Friday, July 24

Lake District ferns and fells

Last summer I spent a bit of time in the Lake District. The dramatic wild beauty of this piece of the north west seems almost unrelated to the England I'm familiar with - an army of neat three bed semis patrolling a patchwork quilt of tidy fields. Though the lakes themselves are relatively placid (fun fact: there is actually only one 'lake' in the Lake District - Bassenthwaite - the rest are 'waters', 'tarns' or 'meres'), they sit always in the rugged dark presence of the surrounding fells. These fells are both sinister and stunning. The terrain feels very old; once you get walking all signs of modern day civilisation are replaced by a sense that this environment belongs to another age. Then you reach a summit and see the land spread out all around, and if southern England is a patchwork quilt, the Lake District is that same quilt thrown over some slumbering gargantuan, ancient beast.

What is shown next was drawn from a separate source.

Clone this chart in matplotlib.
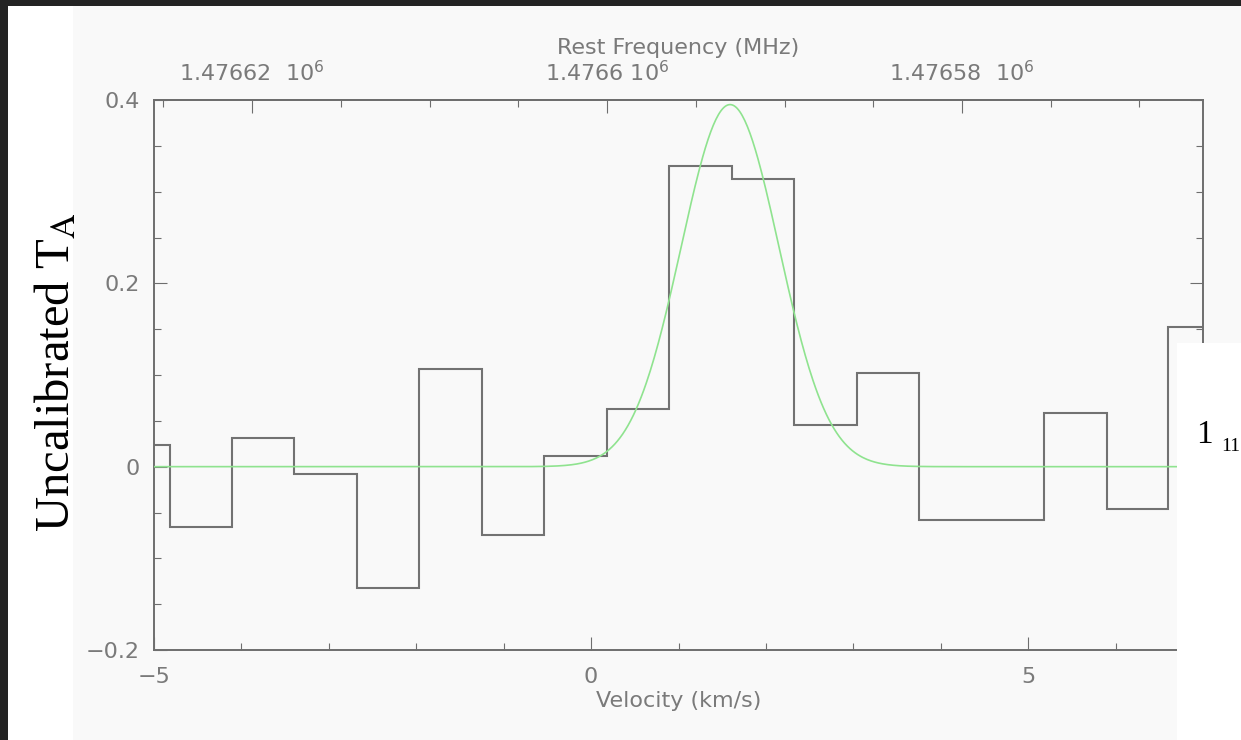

Not all walks have to conquer summits though. There is a walk where you zigzag your way from Stair to Buttermere, following a narrow path which skirts along the sides of fells. In and out you walk, tracing their bulky diameter. The fells rise sharply up one side of you and fall away the other, down to streaks of water which slip under and over the land. You wade through ferns and purple heather, jump across waterfalls, disturb the peace of the sheep who call these hillsides home, and descend through woods, past a churning ravine. The finish line is the pub in Buttermere.